Required work ->
Every line below is to be quoted exactly, with nothing added or dropped.

::: Data section

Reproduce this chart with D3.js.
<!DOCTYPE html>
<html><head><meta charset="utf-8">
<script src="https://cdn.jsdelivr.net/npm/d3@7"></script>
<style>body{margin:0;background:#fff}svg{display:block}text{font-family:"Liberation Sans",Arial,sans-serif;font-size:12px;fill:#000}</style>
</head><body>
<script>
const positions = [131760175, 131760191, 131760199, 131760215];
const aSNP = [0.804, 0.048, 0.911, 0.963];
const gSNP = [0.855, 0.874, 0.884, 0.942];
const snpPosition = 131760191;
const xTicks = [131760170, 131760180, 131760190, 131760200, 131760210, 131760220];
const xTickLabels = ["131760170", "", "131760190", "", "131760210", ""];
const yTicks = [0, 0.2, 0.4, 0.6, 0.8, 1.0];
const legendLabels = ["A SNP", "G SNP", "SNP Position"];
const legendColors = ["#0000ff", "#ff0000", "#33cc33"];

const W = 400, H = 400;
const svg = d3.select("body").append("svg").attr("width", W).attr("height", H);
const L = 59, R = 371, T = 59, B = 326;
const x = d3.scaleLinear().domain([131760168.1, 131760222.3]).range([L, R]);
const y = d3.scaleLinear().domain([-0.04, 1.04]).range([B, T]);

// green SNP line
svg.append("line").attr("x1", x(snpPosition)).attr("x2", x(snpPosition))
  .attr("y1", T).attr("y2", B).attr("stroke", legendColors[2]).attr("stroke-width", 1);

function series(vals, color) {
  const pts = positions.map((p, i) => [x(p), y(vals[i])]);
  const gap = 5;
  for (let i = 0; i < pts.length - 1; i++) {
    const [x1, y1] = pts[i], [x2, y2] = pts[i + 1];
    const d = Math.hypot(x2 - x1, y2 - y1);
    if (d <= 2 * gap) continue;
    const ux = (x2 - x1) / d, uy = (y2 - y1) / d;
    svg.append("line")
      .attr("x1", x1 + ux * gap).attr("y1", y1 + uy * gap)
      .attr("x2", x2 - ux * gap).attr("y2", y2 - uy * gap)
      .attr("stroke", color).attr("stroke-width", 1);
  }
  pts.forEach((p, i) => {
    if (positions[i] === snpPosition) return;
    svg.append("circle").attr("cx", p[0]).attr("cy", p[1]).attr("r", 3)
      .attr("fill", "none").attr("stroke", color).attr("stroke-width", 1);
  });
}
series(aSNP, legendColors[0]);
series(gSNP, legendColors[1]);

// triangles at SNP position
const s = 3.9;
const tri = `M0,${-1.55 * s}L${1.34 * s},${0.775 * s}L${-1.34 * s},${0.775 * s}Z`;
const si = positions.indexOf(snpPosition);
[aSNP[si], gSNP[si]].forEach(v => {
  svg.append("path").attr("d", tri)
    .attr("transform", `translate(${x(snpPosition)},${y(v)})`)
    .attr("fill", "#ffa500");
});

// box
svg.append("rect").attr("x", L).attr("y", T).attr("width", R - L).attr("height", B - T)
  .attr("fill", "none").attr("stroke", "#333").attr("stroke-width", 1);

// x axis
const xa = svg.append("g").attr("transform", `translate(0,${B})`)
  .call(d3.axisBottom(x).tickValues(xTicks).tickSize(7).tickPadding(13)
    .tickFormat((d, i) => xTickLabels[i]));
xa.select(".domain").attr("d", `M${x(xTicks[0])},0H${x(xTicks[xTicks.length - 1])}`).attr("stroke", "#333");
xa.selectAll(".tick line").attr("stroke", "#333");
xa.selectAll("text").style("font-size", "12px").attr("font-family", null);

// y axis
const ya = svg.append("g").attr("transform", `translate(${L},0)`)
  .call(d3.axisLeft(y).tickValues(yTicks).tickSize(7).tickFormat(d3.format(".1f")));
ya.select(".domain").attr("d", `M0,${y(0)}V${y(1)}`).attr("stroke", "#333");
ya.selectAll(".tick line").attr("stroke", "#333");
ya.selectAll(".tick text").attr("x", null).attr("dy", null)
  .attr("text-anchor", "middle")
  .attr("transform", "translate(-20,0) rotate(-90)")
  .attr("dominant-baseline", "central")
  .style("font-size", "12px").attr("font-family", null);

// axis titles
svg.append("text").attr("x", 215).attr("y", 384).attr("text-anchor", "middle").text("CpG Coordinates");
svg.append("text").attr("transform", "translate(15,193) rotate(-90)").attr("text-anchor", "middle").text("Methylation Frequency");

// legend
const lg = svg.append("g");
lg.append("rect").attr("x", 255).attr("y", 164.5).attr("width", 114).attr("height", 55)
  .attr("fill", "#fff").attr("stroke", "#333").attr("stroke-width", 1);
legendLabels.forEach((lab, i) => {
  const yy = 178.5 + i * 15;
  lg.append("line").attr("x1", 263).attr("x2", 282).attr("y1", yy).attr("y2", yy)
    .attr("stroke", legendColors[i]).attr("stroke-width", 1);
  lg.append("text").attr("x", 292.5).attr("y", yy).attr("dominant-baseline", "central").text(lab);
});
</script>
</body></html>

::::::

Full answer ->
Reproduce this chart with D3.js.
<!DOCTYPE html>
<html><head><meta charset="utf-8">
<script src="https://cdn.jsdelivr.net/npm/d3@7"></script>
<style>body{margin:0;background:#fff}svg{display:block}text{font-family:"Liberation Sans",Arial,sans-serif;font-size:12px;fill:#000}</style>
</head><body>
<script>
const positions = [131760175, 131760191, 131760199, 131760215];
const aSNP = [0.804, 0.048, 0.911, 0.963];
const gSNP = [0.855, 0.874, 0.884, 0.942];
const snpPosition = 131760191;
const xTicks = [131760170, 131760180, 131760190, 131760200, 131760210, 131760220];
const xTickLabels = ["131760170", "", "131760190", "", "131760210", ""];
const yTicks = [0, 0.2, 0.4, 0.6, 0.8, 1.0];
const legendLabels = ["A SNP", "G SNP", "SNP Position"];
const legendColors = ["#0000ff", "#ff0000", "#33cc33"];

const W = 400, H = 400;
const svg = d3.select("body").append("svg").attr("width", W).attr("height", H);
const L = 59, R = 371, T = 59, B = 326;
const x = d3.scaleLinear().domain([131760168.1, 131760222.3]).range([L, R]);
const y = d3.scaleLinear().domain([-0.04, 1.04]).range([B, T]);

// green SNP line
svg.append("line").attr("x1", x(snpPosition)).attr("x2", x(snpPosition))
  .attr("y1", T).attr("y2", B).attr("stroke", legendColors[2]).attr("stroke-width", 1);

function series(vals, color) {
  const pts = positions.map((p, i) => [x(p), y(vals[i])]);
  const gap = 5;
  for (let i = 0; i < pts.length - 1; i++) {
    const [x1, y1] = pts[i], [x2, y2] = pts[i + 1];
    const d = Math.hypot(x2 - x1, y2 - y1);
    if (d <= 2 * gap) continue;
    const ux = (x2 - x1) / d, uy = (y2 - y1) / d;
    svg.append("line")
      .attr("x1", x1 + ux * gap).attr("y1", y1 + uy * gap)
      .attr("x2", x2 - ux * gap).attr("y2", y2 - uy * gap)
      .attr("stroke", color).attr("stroke-width", 1);
  }
  pts.forEach((p, i) => {
    if (positions[i] === snpPosition) return;
    svg.append("circle").attr("cx", p[0]).attr("cy", p[1]).attr("r", 3)
      .attr("fill", "none").attr("stroke", color).attr("stroke-width", 1);
  });
}
series(aSNP, legendColors[0]);
series(gSNP, legendColors[1]);

// triangles at SNP position
const s = 3.9;
const tri = `M0,${-1.55 * s}L${1.34 * s},${0.775 * s}L${-1.34 * s},${0.775 * s}Z`;
const si = positions.indexOf(snpPosition);
[aSNP[si], gSNP[si]].forEach(v => {
  svg.append("path").attr("d", tri)
    .attr("transform", `translate(${x(snpPosition)},${y(v)})`)
    .attr("fill", "#ffa500");
});

// box
svg.append("rect").attr("x", L).attr("y", T).attr("width", R - L).attr("height", B - T)
  .attr("fill", "none").attr("stroke", "#333").attr("stroke-width", 1);

// x axis
const xa = svg.append("g").attr("transform", `translate(0,${B})`)
  .call(d3.axisBottom(x).tickValues(xTicks).tickSize(7).tickPadding(13)
    .tickFormat((d, i) => xTickLabels[i]));
xa.select(".domain").attr("d", `M${x(xTicks[0])},0H${x(xTicks[xTicks.length - 1])}`).attr("stroke", "#333");
xa.selectAll(".tick line").attr("stroke", "#333");
xa.selectAll("text").style("font-size", "12px").attr("font-family", null);

// y axis
const ya = svg.append("g").attr("transform", `translate(${L},0)`)
  .call(d3.axisLeft(y).tickValues(yTicks).tickSize(7).tickFormat(d3.format(".1f")));
ya.select(".domain").attr("d", `M0,${y(0)}V${y(1)}`).attr("stroke", "#333");
ya.selectAll(".tick line").attr("stroke", "#333");
ya.selectAll(".tick text").attr("x", null).attr("dy", null)
  .attr("text-anchor", "middle")
  .attr("transform", "translate(-20,0) rotate(-90)")
  .attr("dominant-baseline", "central")
  .style("font-size", "12px").attr("font-family", null);

// axis titles
svg.append("text").attr("x", 215).attr("y", 384).attr("text-anchor", "middle").text("CpG Coordinates");
svg.append("text").attr("transform", "translate(15,193) rotate(-90)").attr("text-anchor", "middle").text("Methylation Frequency");

// legend
const lg = svg.append("g");
lg.append("rect").attr("x", 255).attr("y", 164.5).attr("width", 114).attr("height", 55)
  .attr("fill", "#fff").attr("stroke", "#333").attr("stroke-width", 1);
legendLabels.forEach((lab, i) => {
  const yy = 178.5 + i * 15;
  lg.append("line").attr("x1", 263).attr("x2", 282).attr("y1", yy).attr("y2", yy)
    .attr("stroke", legendColors[i]).attr("stroke-width", 1);
  lg.append("text").attr("x", 292.5).attr("y", yy).attr("dominant-baseline", "central").text(lab);
});
</script>
</body></html>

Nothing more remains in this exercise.